In sympathetic resonance with last weeks’ posts on the Reformation, the Cripplegate bloggers will this week be sharing the testimonies of our own personal reformations. I have the privilege of running the first leg of this relay race.
I grew up Catholic. My parents instilled in me solid, biblical behavioral standards and morals. We went to mass regularly, I attended catechism classes and wore an understated St Christopher pendant around my neck (for protection against car accidents).
Thanks to this upbringing I knew that I was a sinner, that Jesus was the Savior of the world, and that he died for my sins, and that reading the Bible was better than reading comic books.
And yet I had no personal relationship with Jesus. I found it very difficult to grasp what the New Testament was saying, and the Old Testament was little more than a rambling, opaque prequel to the Christmas story. I cheated on lent days and, like Bill Clinton, only confessed when I had to. I put all my faith in my baptism and relative goodness compared to Hitler, atheists, and the stroppy “bad apple” latch-key kids in my school. I figured “If I am going to Hell, there are a lot of people going to Hell.”

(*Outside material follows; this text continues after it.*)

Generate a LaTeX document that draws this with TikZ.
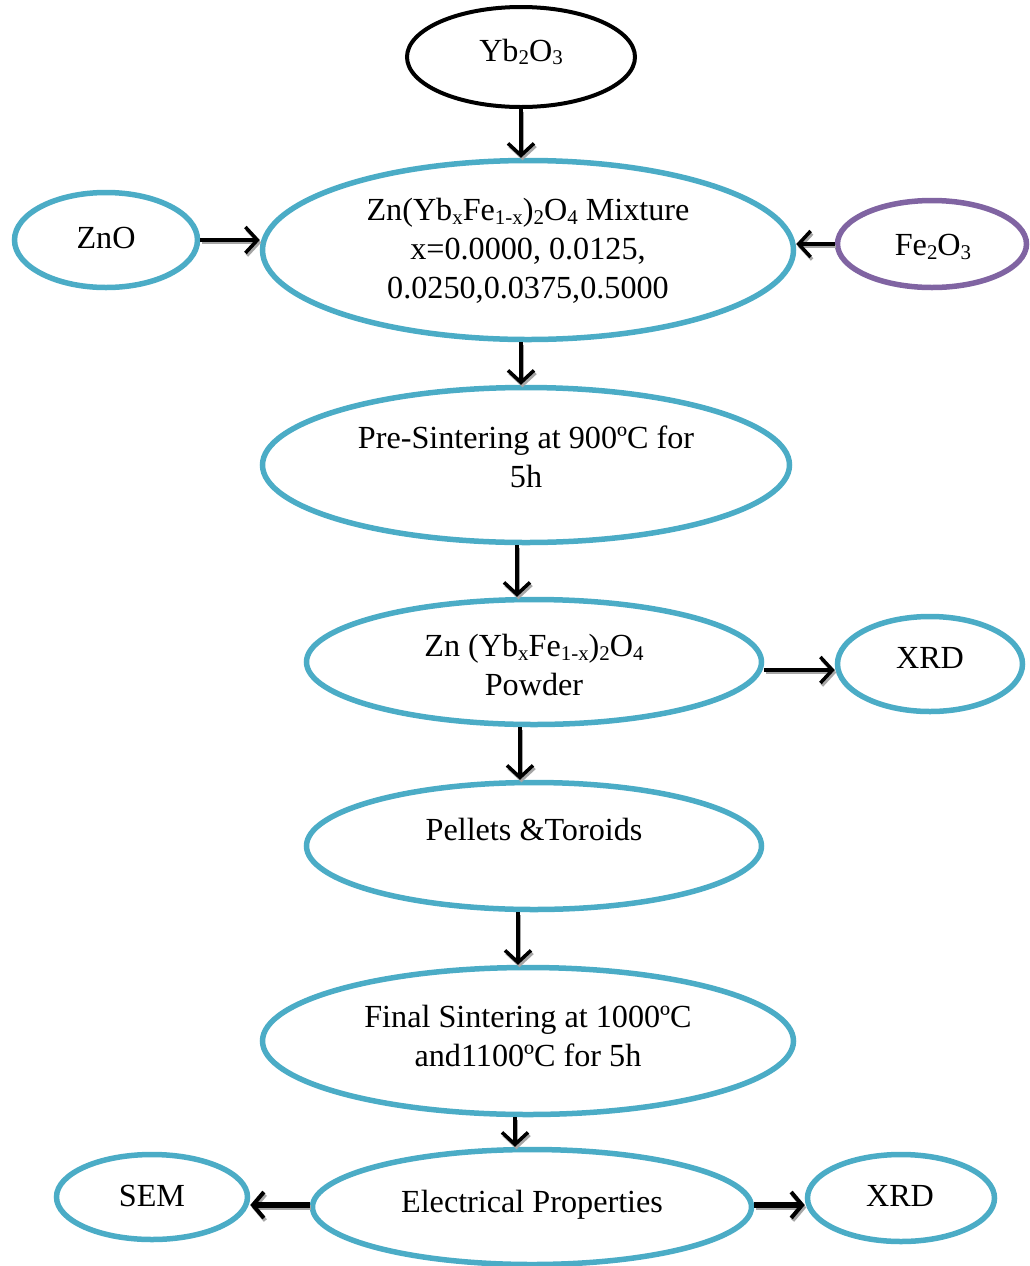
\documentclass[tikz,border=0pt]{standalone}
\usepackage{fontspec}
\setmainfont{Liberation Serif}
\usetikzlibrary{shapes.geometric,arrows.meta}
\definecolor{tealb}{HTML}{4BACC6}
\definecolor{purp}{HTML}{8064A2}
\newcommand\sbs[1]{\raisebox{-0.12em}{\fontsize{21}{21}\selectfont #1}}
\tikzset{
  ell/.style={ellipse, draw=tealb, line width=5.5bp, inner sep=0pt, fill=white},
  arr/.style={line width=3.5bp, -{Straight Barb[length=12bp,width=26bp,line width=3.5bp]}},
  shd/.style={arr, draw=black!35, transform canvas={xshift=1.5bp,yshift=-2.5bp}},
  thick arr/.style={line width=5.5bp, -{Straight Barb[length=11bp,width=26bp,line width=4bp]}},
  lbl/.style={align=center, font=\fontsize{32.3}{39}\selectfont, inner sep=0pt}
}
\newcommand\flow[2]{\draw[shd] #1 -- #2; \draw[arr] #1 -- #2;}
\newcommand\tflow[2]{\draw[shd,thick arr] #1 -- #2; \draw[thick arr] #1 -- #2;}
\begin{document}
\begin{tikzpicture}[x=1bp,y=-1bp]
\useasboundingbox (0,0) rectangle (1030,1266);
% ellipses
\node[ell, draw=black, line width=4bp, minimum width=228bp, minimum height=100bp] (yb) at (521,57) {};
\node[ell, minimum width=531bp, minimum height=179bp] (mix) at (528,250) {};
\node[ell, minimum width=183bp, minimum height=95bp] (zno) at (106,240) {};
\node[ell, draw=purp, minimum width=189bp, minimum height=87bp] (fe) at (932,244) {};
\node[ell, minimum width=527bp, minimum height=155bp] (pre) at (526,465) {};
\node[ell, minimum width=455bp, minimum height=125bp] (pow) at (534,662) {};
\node[ell, minimum width=185bp, minimum height=95bp] (xrda) at (930,664) {};
\node[ell, minimum width=455bp, minimum height=127bp] (pel) at (534,846) {};
\node[ell, minimum width=531bp, minimum height=147bp] (fin) at (528,1041) {};
\node[ell, minimum width=439bp, minimum height=115bp] (ele) at (532,1207) {};
\node[ell, minimum width=191bp, minimum height=85bp] (sem) at (152,1197) {};
\node[ell, minimum width=187bp, minimum height=87bp] (xrdb) at (901,1198) {};
% labels
\node[lbl] (tyb) at (521,52) {Yb\sbs{2}O\sbs{3}};
\node[lbl] (tmix) at (528,251) {Zn(Yb\sbs{x}Fe\sbs{1-x})\sbs{2}O\sbs{4} Mixture\\x=0.0000, 0.0125,\\0.0250,0.0375,0.5000};
\node[lbl] (tzno) at (106,238) {ZnO};
\node[lbl] (tfe) at (933,247) {Fe\sbs{2}O\sbs{3}};
\node[lbl] (tpre) at (526,457) {Pre-Sintering at 900ºC for\\5h};
\node[lbl] (tpow) at (534,665) {Zn (Yb\sbs{x}Fe\sbs{1-x})\sbs{2}O\sbs{4}\\Powder};
\node[lbl] (txrda) at (930,658) {XRD};
\node[lbl] (tpel) at (534,829) {Pellets \&Toroids};
\node[lbl] (tfin) at (528,1036) {Final Sintering at 1000ºC\\and1100ºC for 5h};
\node[lbl] (tele) at (532,1205) {Electrical Properties};
\node[lbl] (tsem) at (152,1196) {SEM};
\node[lbl] (txrdb) at (900,1196) {XRD};
% arrows
\flow{(yb.south)}{(yb.south |- mix.north)}
\flow{(zno.east)}{(zno.east -| mix.west)}
\flow{(fe.west)}{(fe.west -| mix.east)}
\flow{(mix.south -| 521,0)}{(pre.north -| 521,0)}
\flow{(pre.south -| 517,0)}{(pow.north -| 517,0)}
\flow{(pow.south -| 520,0)}{(pel.north -| 520,0)}
\flow{(pow.east |- 0,670)}{(xrda.west |- 0,670)}
\flow{(pel.south -| 518,0)}{(fin.north -| 518,0)}
\flow{(fin.south -| 515,0)}{(ele.north -| 515,0)}
\tflow{(ele.west |- 0,1205)}{(sem.east |- 0,1205)}
\tflow{(ele.east |- 0,1205)}{(xrdb.west |- 0,1205)}
\end{tikzpicture}
\end{document}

Then, in college, I crashed a campus Bible study because a girl I liked said she’d be there. (She didn’t pitch). We met in the copious University of Pretoria chapel, about six students in total. The pastor was an American missionary who draped a sheet over the statue of Mary before preaching a 45 minute expository sermon from Ephesians 2. I was hooked. He preached with such certainty and clarity that it felt like the word of God was relevant to my own life in every way.